Tuesday, January 26, 2016

Israel’s “Occupation” Keeps Palestinian Society Afloat. By Moshe Arens.



A Palestinian youth raises a knife during clashes with Israeli security forces (unseen) in the West Bank city of Tulkarem, on October 18, 2015. AFP/Jaafar Ashtiyeh.


Israel’s “Occupation” Keeps Palestinian Society Afloat. By Moshe Arens. Haaretz, Jan 24, 2016.

Arens:

Palestinian leaders have failed generations of Palestinians. Israel can help improve their conditions, but as long as ISIS is their idyllic example, no change seems to be in the offing.

“Five years after a wave of uprisings, the Arab world is worse off than ever…what underlies the rot is the failure of generations of Arab elites to create accountable and effective models of governance and to promote education,” writes the Economist.

And Palestinian society is no exception. Palestinian children knifing people while yelling “Allah Akbar” are a sign that Palestinian society is plumbing new depths.
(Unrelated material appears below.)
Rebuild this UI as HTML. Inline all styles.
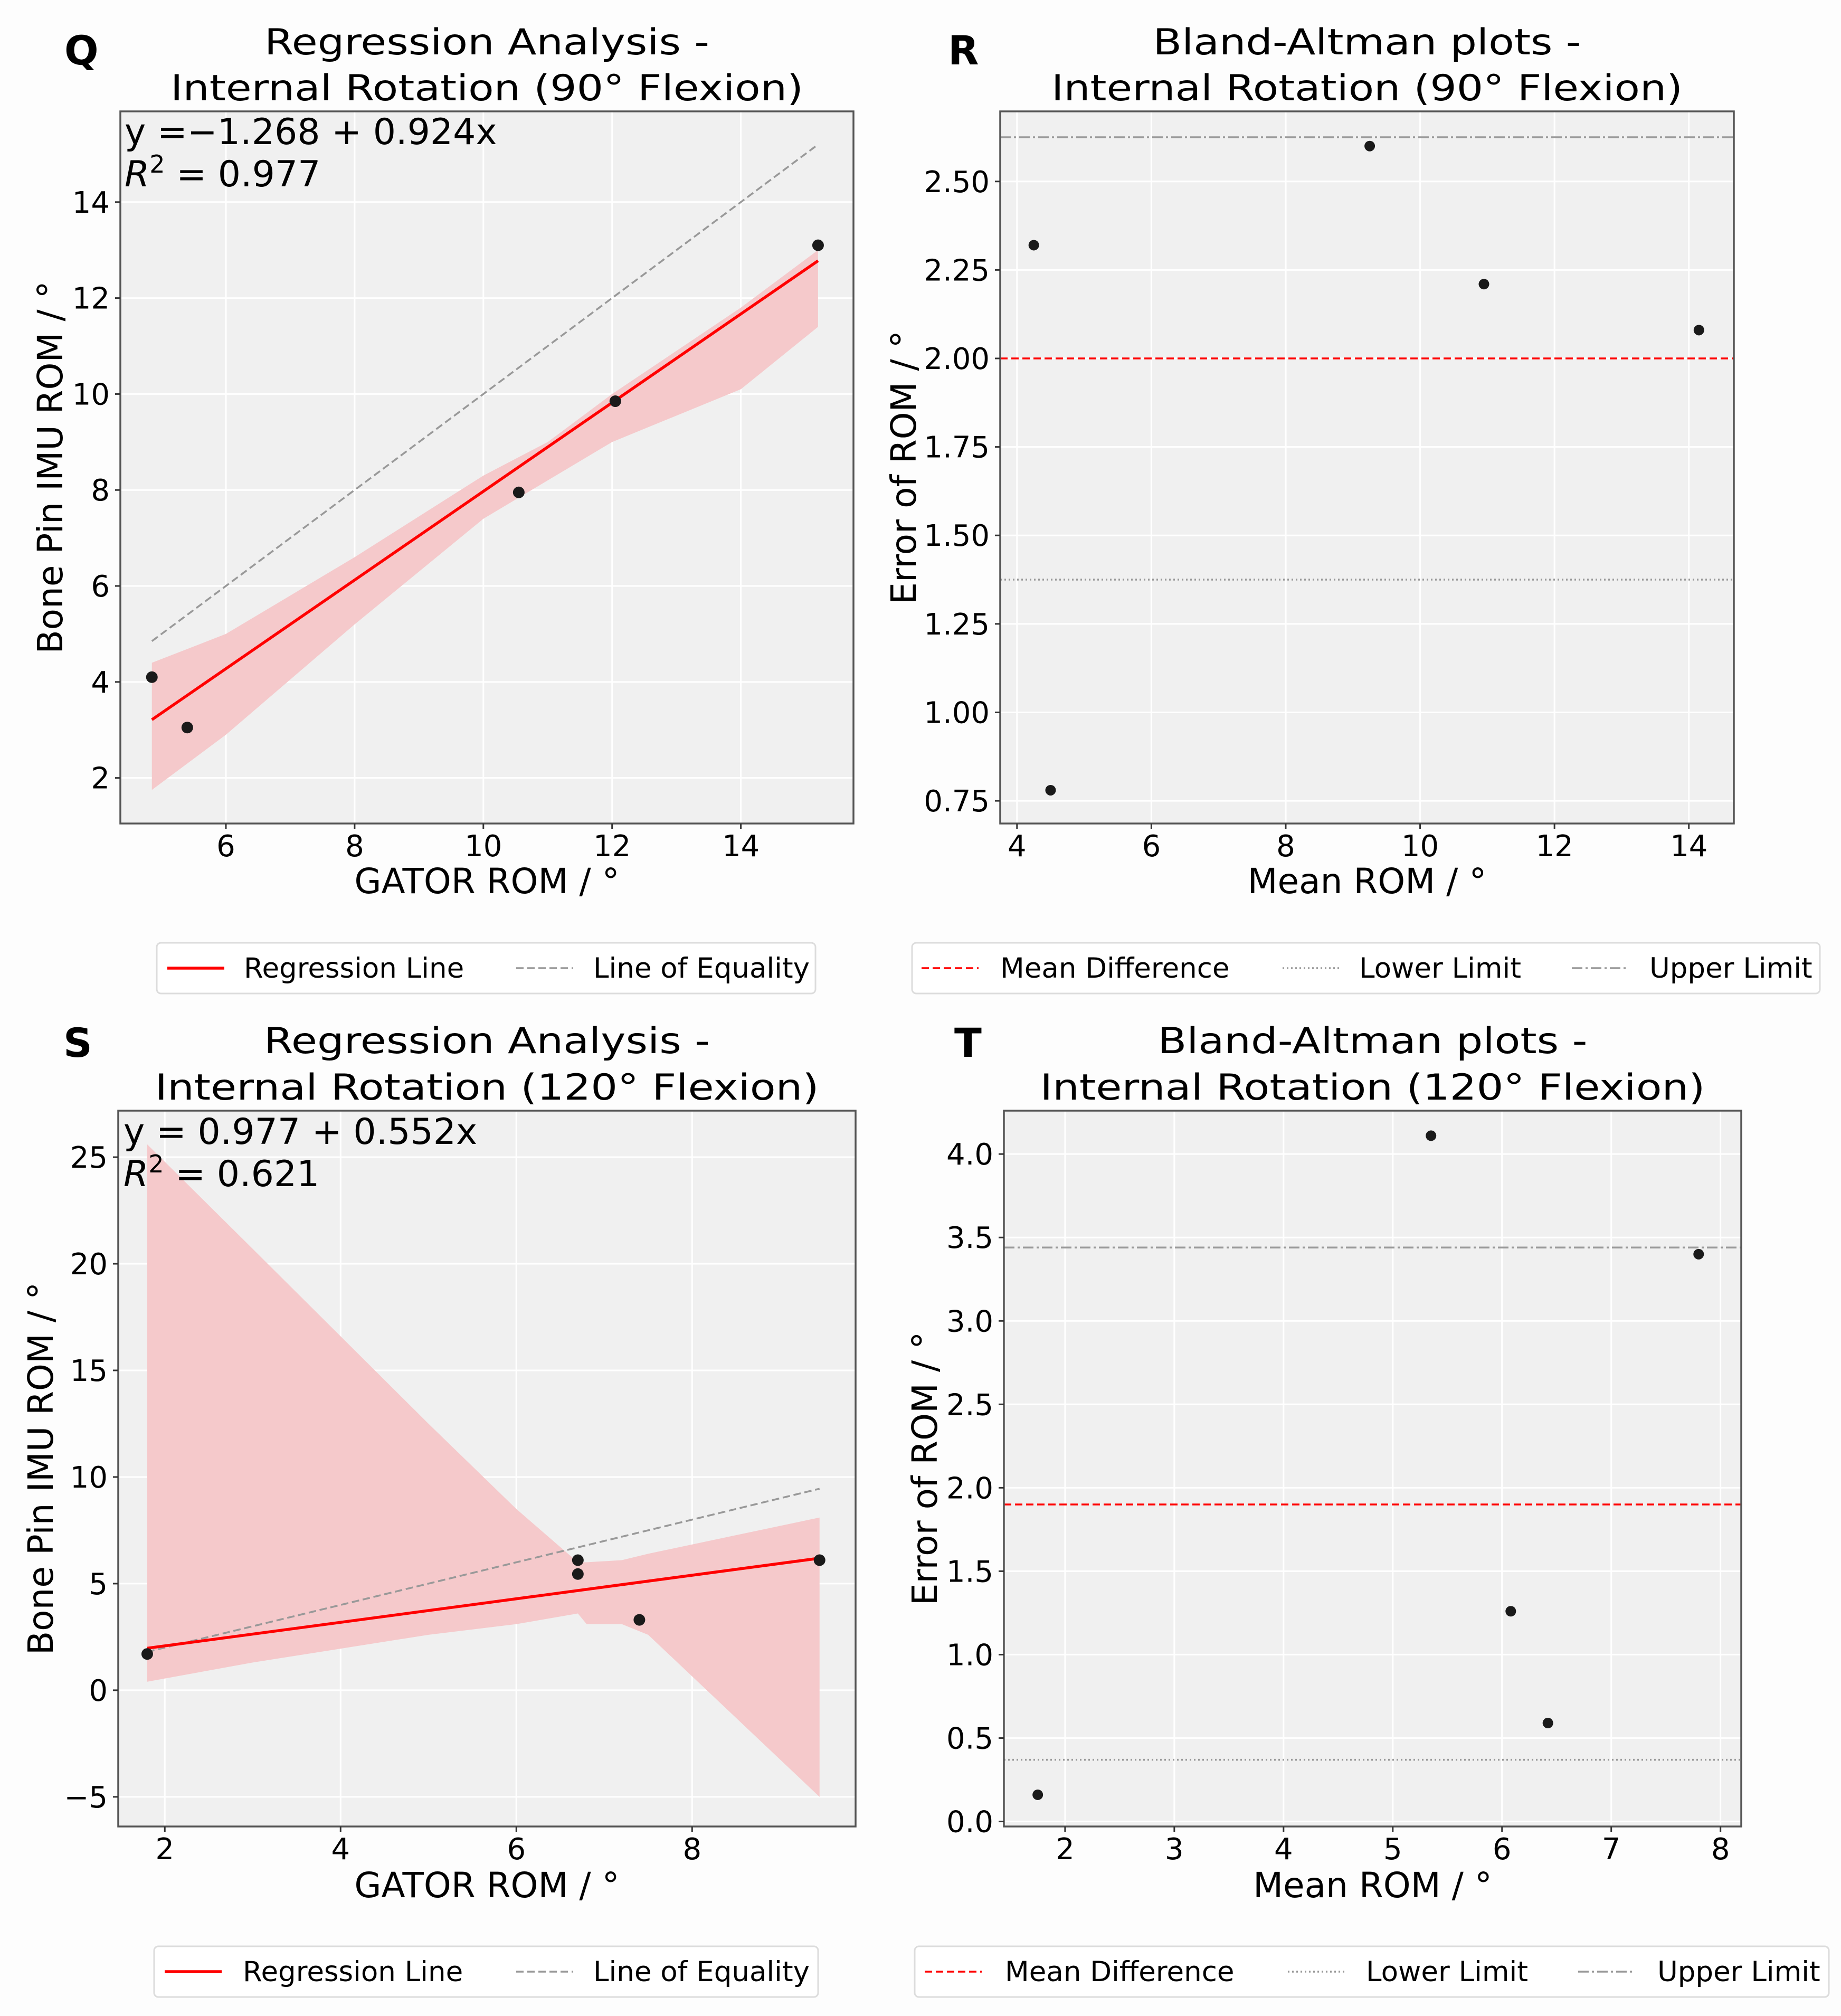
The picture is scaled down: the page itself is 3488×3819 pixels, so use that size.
<!DOCTYPE html>
<html><head><meta charset="utf-8"><style>
html,body{margin:0;padding:0;background:#fff}
svg{display:block}
text{font-family:"DejaVu Sans","Liberation Sans",sans-serif;fill:#000}
</style></head><body>
<svg id="fig" width="3488" height="3819" viewBox="0 0 3488 3819" xmlns="http://www.w3.org/2000/svg">
<rect x="0" y="0" width="3488" height="3819" fill="#fdfdfd"/>
</svg>
<script>
// ---- Panel Q data ----
const qX = [4.85, 5.4, 10.55, 12.05, 15.2];
const qY = [4.1, 3.05, 7.95, 9.85, 13.1];
const qIntercept = -1.268, qSlope = 0.924;
const qCiX = [4.85, 6, 8, 10, 11, 12, 14, 15.2];
const qCiHigh = [4.4, 5.0, 6.6, 8.3, 9.0, 10.0, 11.8, 13.0];
const qCiLow = [1.75, 2.9, 5.2, 7.4, 8.2, 9.0, 10.1, 11.4];
const qXTicks = [6, 8, 10, 12, 14];
const qYTicks = [2, 4, 6, 8, 10, 12, 14];
// ---- Panel R data ----
const rX = [4.25, 4.5, 9.25, 10.95, 14.15];
const rY = [2.32, 0.78, 2.6, 2.21, 2.08];
const rMean = 2.0, rLower = 1.375, rUpper = 2.625;
const rXTicks = [4, 6, 8, 10, 12, 14];
const rYTicks = [0.75, 1.00, 1.25, 1.50, 1.75, 2.00, 2.25, 2.50];
// ---- Panel S data ----
const sX = [1.8, 6.7, 6.7, 7.4, 9.45];
const sY = [1.7, 6.1, 5.45, 3.3, 6.1];
const sIntercept = 0.977, sSlope = 0.552;
const sCiX = [1.8, 3, 5, 6.0, 6.7, 6.8, 7.2, 7.5, 9.45];
const sCiHigh = [25.6, 20.7, 12.5, 8.5, 6.0, 6.0, 6.1, 6.4, 8.1];
const sCiLow = [0.4, 1.3, 2.6, 3.1, 3.6, 3.1, 3.1, 2.6, -5.0];
const sXTicks = [2, 4, 6, 8];
const sYTicks = [-5, 0, 5, 10, 15, 20, 25];
// ---- Panel T data ----
const tX = [1.75, 5.35, 6.08, 6.42, 7.8];
const tY = [0.16, 4.11, 1.26, 0.59, 3.4];
const tMean = 1.9, tLower = 0.37, tUpper = 3.44;
const tXTicks = [2, 3, 4, 5, 6, 7, 8];
const tYTicks = [0.0, 0.5, 1.0, 1.5, 2.0, 2.5, 3.0, 3.5, 4.0];

const NS = "http://www.w3.org/2000/svg";
const svg = document.getElementById('fig');
function mk(tag, attrs, parent) {
  const e = document.createElementNS(NS, tag);
  for (const k in attrs) e.setAttribute(k, attrs[k]);
  (parent || svg).appendChild(e);
  return e;
}
function txt(s, attrs, parent) { const e = mk('text', attrs, parent); e.textContent = s; return e; }

function makeAxes(p) {
  const g = mk('g', {});
  
  
  const sx = v => p.L + (v - p.x0) / (p.x1 - p.x0) * (p.R - p.L);
  const sy = v => p.B - (v - p.y0) / (p.y1 - p.y0) * (p.B - p.T);
  const bg = mk('rect', {x: p.L, y: p.T, width: p.R - p.L, height: p.B - p.T, fill: '#f0f0f0'}, g);
  
  
  p.xt.forEach(v => {
    const l = mk('line', {x1: sx(v), x2: sx(v), y1: p.T, y2: p.B, stroke: '#ffffff', 'stroke-width': 3}, g);
    
    
  });
  p.yt.forEach(v => {
    const l = mk('line', {x1: p.L, x2: p.R, y1: sy(v), y2: sy(v), stroke: '#ffffff', 'stroke-width': 3}, g);
    
    
  });
  return {g, sx, sy};
}
function finishAxes(p, a) {
  const g = a.g;
  const fr = mk('rect', {x: p.L, y: p.T, width: p.R - p.L, height: p.B - p.T, fill: 'none', stroke: '#555', 'stroke-width': 3.5}, g);
  
  
  p.xt.forEach(v => {
    mk('line', {x1: a.sx(v), x2: a.sx(v), y1: p.B, y2: p.B + 10, stroke: '#333', 'stroke-width': 3}, g);
    const t = txt(String(v), {x: a.sx(v), y: p.B + 62, 'font-size': 56, 'text-anchor': 'middle'}, g);
    
    
  });
  p.yt.forEach(v => {
    mk('line', {x1: p.L - 10, x2: p.L, y1: a.sy(v), y2: a.sy(v), stroke: '#333', 'stroke-width': 3}, g);
    const s = p.fmt ? p.fmt(v) : String(v).replace('-', '\u2212');
    const t = txt(s, {x: p.L - 20, y: a.sy(v) + 20, 'font-size': 56, 'text-anchor': 'end'}, g);
    
    
  });
  const xl = txt(p.xlabel, {x: (p.L + p.R) / 2, y: p.xlY, 'font-size': 66, 'text-anchor': 'middle'}, g);
  
  
  const yl = txt(p.ylabel, {x: 0, y: 0, 'font-size': 66, 'text-anchor': 'middle', transform: `translate(${p.ylX},${(p.T + p.B) / 2}) rotate(-90)`}, g);
  
  
  const t1 = txt(p.title1, {x: (p.L + p.R) / 2, y: p.tY1, 'font-size': 68, 'text-anchor': 'middle', textLength: p.tw1, lengthAdjust: 'spacingAndGlyphs'}, g);
  
  
  const t2 = txt(p.title2, {x: (p.L + p.R) / 2, y: p.tY2, 'font-size': 68, 'text-anchor': 'middle', textLength: p.tw2, lengthAdjust: 'spacingAndGlyphs'}, g);
  
  
  const lt = txt(p.letter, {x: p.letX, y: p.letY, 'font-size': 76, 'font-weight': 'bold'}, g);
  
  
}
const p_dot = '#1a1a1a';
function points(a, xs, ys, g, r) {
  xs.forEach((x, i) => {
    const c = mk('circle', {cx: a.sx(x), cy: a.sy(ys[i]), r: r, fill: p_dot}, g);
    
    
  });
}
function band(a, xs, lo, hi, g) {
  let d = '';
  xs.forEach((x, i) => { d += (i ? 'L' : 'M') + a.sx(x) + ',' + a.sy(hi[i]); });
  for (let i = xs.length - 1; i >= 0; i--) d += 'L' + a.sx(xs[i]) + ',' + a.sy(lo[i]);
  const b = mk('path', {d: d + 'Z', fill: '#f4c6c8', opacity: 0.95}, g);
  
  
}
function legend(x, y, w, items, name) {
  const g = mk('g', {});
  
  
  mk('rect', {x: x, y: y, width: w, height: 96, rx: 8, fill: '#fff', stroke: '#dcdcdc', 'stroke-width': 3}, g);
  items.forEach(it => {
    const e = mk('g', {}, g);
    
    
    mk('line', {x1: it.lx, x2: it.lx + 108, y1: y + 48, y2: y + 48, stroke: it.color, 'stroke-width': it.sw, 'stroke-dasharray': it.dash || 'none'}, e);
    txt(it.label, {x: it.tx, y: y + 66, 'font-size': 53}, e);
  });
}

// ===== Panel Q =====
const PQ = {name: 'regression-chart-q', L: 228, R: 1617, T: 211, B: 1560, x0: 4.36, x1: 15.75, y0: 1.05, y1: 15.89,
  xt: qXTicks, yt: qYTicks, xlabel: 'GATOR ROM / °', ylabel: 'Bone Pin IMU ROM / °', xlY: 1692, ylX: 118,
  title1: 'Regression Analysis -', title2: 'Internal Rotation (90° Flexion)', tY1: 103, tY2: 190, tw1: 843, tw2: 1199,
  letter: 'Q', letX: 122, letY: 122};
const aQ = makeAxes(PQ);
band(aQ, qCiX, qCiLow, qCiHigh, aQ.g);
{ const x0 = qX[0], x1 = qX[qX.length - 1];
  const eq = mk('line', {x1: aQ.sx(x0), y1: aQ.sy(x0), x2: aQ.sx(x1), y2: aQ.sy(x1), stroke: '#999', 'stroke-width': 3.5, 'stroke-dasharray': '14 7'}, aQ.g);
   
  const rl = mk('line', {x1: aQ.sx(x0), y1: aQ.sy(qIntercept + qSlope * x0), x2: aQ.sx(x1), y2: aQ.sy(qIntercept + qSlope * x1), stroke: '#ff0000', 'stroke-width': 5.5}, aQ.g);
    }
points(aQ, qX, qY, aQ.g, 11);
{ const t = txt('y =\u22121.268 + 0.924x', {x: 236, y: 273, 'font-size': 68}, aQ.g);
   
  const r = txt('', {x: 236, y: 353, 'font-size': 68}, aQ.g);
  r.innerHTML = '<tspan font-style="italic">R</tspan><tspan dy="-26" font-size="46">2</tspan><tspan dy="26"> = 0.977</tspan>';
    }
finishAxes(PQ, aQ);

// ===== Panel R =====
const PR = {name: 'bland-altman-chart-r', L: 1895, R: 3285, T: 211, B: 1560, x0: 3.75, x1: 14.67, y0: 0.686, y1: 2.698,
  xt: rXTicks, yt: rYTicks, fmt: v => v.toFixed(2), xlabel: 'Mean ROM / °', ylabel: 'Error of ROM / °', xlY: 1692, ylX: 1735,
  title1: 'Bland-Altman plots -', title2: 'Internal Rotation (90° Flexion)', tY1: 103, tY2: 190, tw1: 811, tw2: 1196,
  letter: 'R', letX: 1796, letY: 122};
const aR = makeAxes(PR);
[[rMean, '#ff0000', '14 7', 'mean-difference-line'], [rLower, '#999', '3 5', 'lower-limit-line'], [rUpper, '#999', '20 6 4 6', 'upper-limit-line']].forEach(d => {
  const l = mk('line', {x1: PR.L, x2: PR.R, y1: aR.sy(d[0]), y2: aR.sy(d[0]), stroke: d[1], 'stroke-width': 3.5, 'stroke-dasharray': d[2]}, aR.g);
   
});
points(aR, rX, rY, aR.g, 10);
finishAxes(PR, aR);

// ===== Panel S =====
const PS = {name: 'regression-chart-s', L: 224, R: 1621, T: 2104, B: 3460, x0: 1.47, x1: 9.86, y0: -6.39, y1: 27.18,
  xt: sXTicks, yt: sYTicks, xlabel: 'GATOR ROM / °', ylabel: 'Bone Pin IMU ROM / °', xlY: 3594, ylX: 100,
  title1: 'Regression Analysis -', title2: 'Internal Rotation (120° Flexion)', tY1: 1995, tY2: 2083, tw1: 845, tw2: 1258,
  letter: 'S', letX: 120, letY: 2002};
const aS = makeAxes(PS);
band(aS, sCiX, sCiLow, sCiHigh, aS.g);
{ const x0 = sX[0], x1 = sX[sX.length - 1];
  const eq = mk('line', {x1: aS.sx(x0), y1: aS.sy(x0), x2: aS.sx(x1), y2: aS.sy(x1), stroke: '#999', 'stroke-width': 3.5, 'stroke-dasharray': '14 7'}, aS.g);
   
  const rl = mk('line', {x1: aS.sx(x0), y1: aS.sy(sIntercept + sSlope * x0), x2: aS.sx(x1), y2: aS.sy(sIntercept + sSlope * x1), stroke: '#ff0000', 'stroke-width': 5.5}, aS.g);
    }
points(aS, sX, sY, aS.g, 11);
{ const t = txt('y = 0.977 + 0.552x', {x: 234, y: 2167, 'font-size': 68}, aS.g);
   
  const r = txt('', {x: 234, y: 2247, 'font-size': 68}, aS.g);
  r.innerHTML = '<tspan font-style="italic">R</tspan><tspan dy="-26" font-size="46">2</tspan><tspan dy="26"> = 0.621</tspan>';
    }
finishAxes(PS, aS);

// ===== Panel T =====
const PT = {name: 'bland-altman-chart-t', L: 1902, R: 3299, T: 2104, B: 3460, x0: 1.44, x1: 8.19, y0: -0.03, y1: 4.26,
  xt: tXTicks, yt: tYTicks, fmt: v => v.toFixed(1), xlabel: 'Mean ROM / °', ylabel: 'Error of ROM / °', xlY: 3594, ylX: 1775,
  title1: 'Bland-Altman plots -', title2: 'Internal Rotation (120° Flexion)', tY1: 1995, tY2: 2083, tw1: 814, tw2: 1260,
  letter: 'T', letX: 1808, letY: 2002};
const aT = makeAxes(PT);
[[tMean, '#ff0000', '14 7', 'mean-difference-line'], [tLower, '#999', '3 5', 'lower-limit-line'], [tUpper, '#999', '20 6 4 6', 'upper-limit-line']].forEach(d => {
  const l = mk('line', {x1: PT.L, x2: PT.R, y1: aT.sy(d[0]), y2: aT.sy(d[0]), stroke: d[1], 'stroke-width': 3.5, 'stroke-dasharray': d[2]}, aT.g);
   
});
points(aT, tX, tY, aT.g, 10);
finishAxes(PT, aT);

// ===== Legends =====
legend(297, 1786, 1248, [
  {lx: 317, tx: 462, label: 'Regression Line', color: '#ff0000', sw: 5.5},
  {lx: 978, tx: 1124, label: 'Line of Equality', color: '#999', sw: 3.5, dash: '14 7'}], 'legend-q');
legend(1728, 1786, 1720, [
  {lx: 1746, tx: 1895, label: 'Mean Difference', color: '#ff0000', sw: 3.5, dash: '14 7'},
  {lx: 2430, tx: 2575, label: 'Lower Limit', color: '#999', sw: 3.5, dash: '3 5'},
  {lx: 2978, tx: 3125, label: 'Upper Limit', color: '#999', sw: 3.5, dash: '20 6 4 6'}], 'legend-r');
legend(292, 3687, 1258, [
  {lx: 312, tx: 460, label: 'Regression Line', color: '#ff0000', sw: 5.5},
  {lx: 978, tx: 1124, label: 'Line of Equality', color: '#999', sw: 3.5, dash: '14 7'}], 'legend-s');
legend(1733, 3687, 1732, [
  {lx: 1752, tx: 1904, label: 'Mean Difference', color: '#ff0000', sw: 3.5, dash: '14 7'},
  {lx: 2440, tx: 2588, label: 'Lower Limit', color: '#999', sw: 3.5, dash: '3 5'},
  {lx: 2990, tx: 3140, label: 'Upper Limit', color: '#999', sw: 3.5, dash: '20 6 4 6'}], 'legend-t');
</script>
</body></html>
Years ago, it was Palestinian terrorists who hijacked and blew up planes, then there were the suicide bombers who blew themselves up in buses and hotels, and now it is the turn of the children with kitchen knives and scissors, attacking rabbis and pregnant women.

Those who tend to ascribe this to the Israeli “occupation” are offering no more than lame excuses for a culture that glorifies death and killing, a culture that can bring no succor to its people. Copying the example of ISIS, with its brutal executions, is doing incalculable damage to Palestinian society and the Palestinian cause.

The Palestinian leadership – from Haj Amin el-Husseini to Yasser Arafat, Ismail Haniye, and Mahmoud Abbas – has failed generations of Palestinians. They have educated Palestinian children to dedicate themselves to terror and death. The murder of innocents has been held up to them as an example, and paradise is claimed to lie in wait for the murderers.

If the situation in Judea and Samaria has not reached the level of that in Iraq and Syria it is because the population there lives in proximity to Israel, and daily sees the advantages of a functioning democracy which provides for the welfare of its citizens. It is the presence of the IDF and its cooperation with the security services of the Palestinian Authority that prevent a descent of Palestinian society into complete anarchy.

Had it not been for the Israeli “occupation” in Judea and Samaria, ISIS or Hamas would be running the show and the Palestinians there would be longing for a return of the Israeli “occupation.”

The Palestinians in Judea and Samaria have a right to participate in the decisions that determine their fate. The fact that the Palestinians living in the Gaza Strip, under nominally Palestinian sovereignty, are denied that right, and that their fellow Arabs in the Middle East have never been given that opportunity is no comfort to them.

There is little reason to believe that an Israeli withdrawal would provide them with that opportunity, and good reason to believe that it would lead the area into anarchy. The “benefits” to the local population of an Israeli withdrawal were demonstrated by the IDF’s disengagement from the Gaza Strip and the subsequent takeover by Hamas. Just compare the situation of the Palestinians in the Gaza Strip to that of the Palestinians in Judea and Samaria.

Israel is not in control of Judea and Samaria for the benefit of the Palestinian population there. It is there because it was from that area, conquered by the Jordanian army in 1948, that Israel was attacked by Jordan in 1967, because of the legitimate rights of the Jewish people to settle in the area recognized by the international community after World War I and out of concern for the safety of the State of Israel. In the absence of a Palestinian partner capable of negotiating an agreement, implementing the agreement and surviving such an agreement, no change seems to be in the offing.

There is a great deal that Israel can and should do in the meantime to improve the living conditions of the Palestinian population in Judea and Samaria. But the education of Palestinian children is a job for Palestinian parents and Palestinian schools. If ISIS continues to serve as an example for Palestinian children, then Palestinian society is in a bad way.

The latest wave of violence, conducted by individuals and primarily by children, creates a new challenge for Israel’s security forces. But they are assisted by an alert public, many of whom are armed. Together they will overcome it.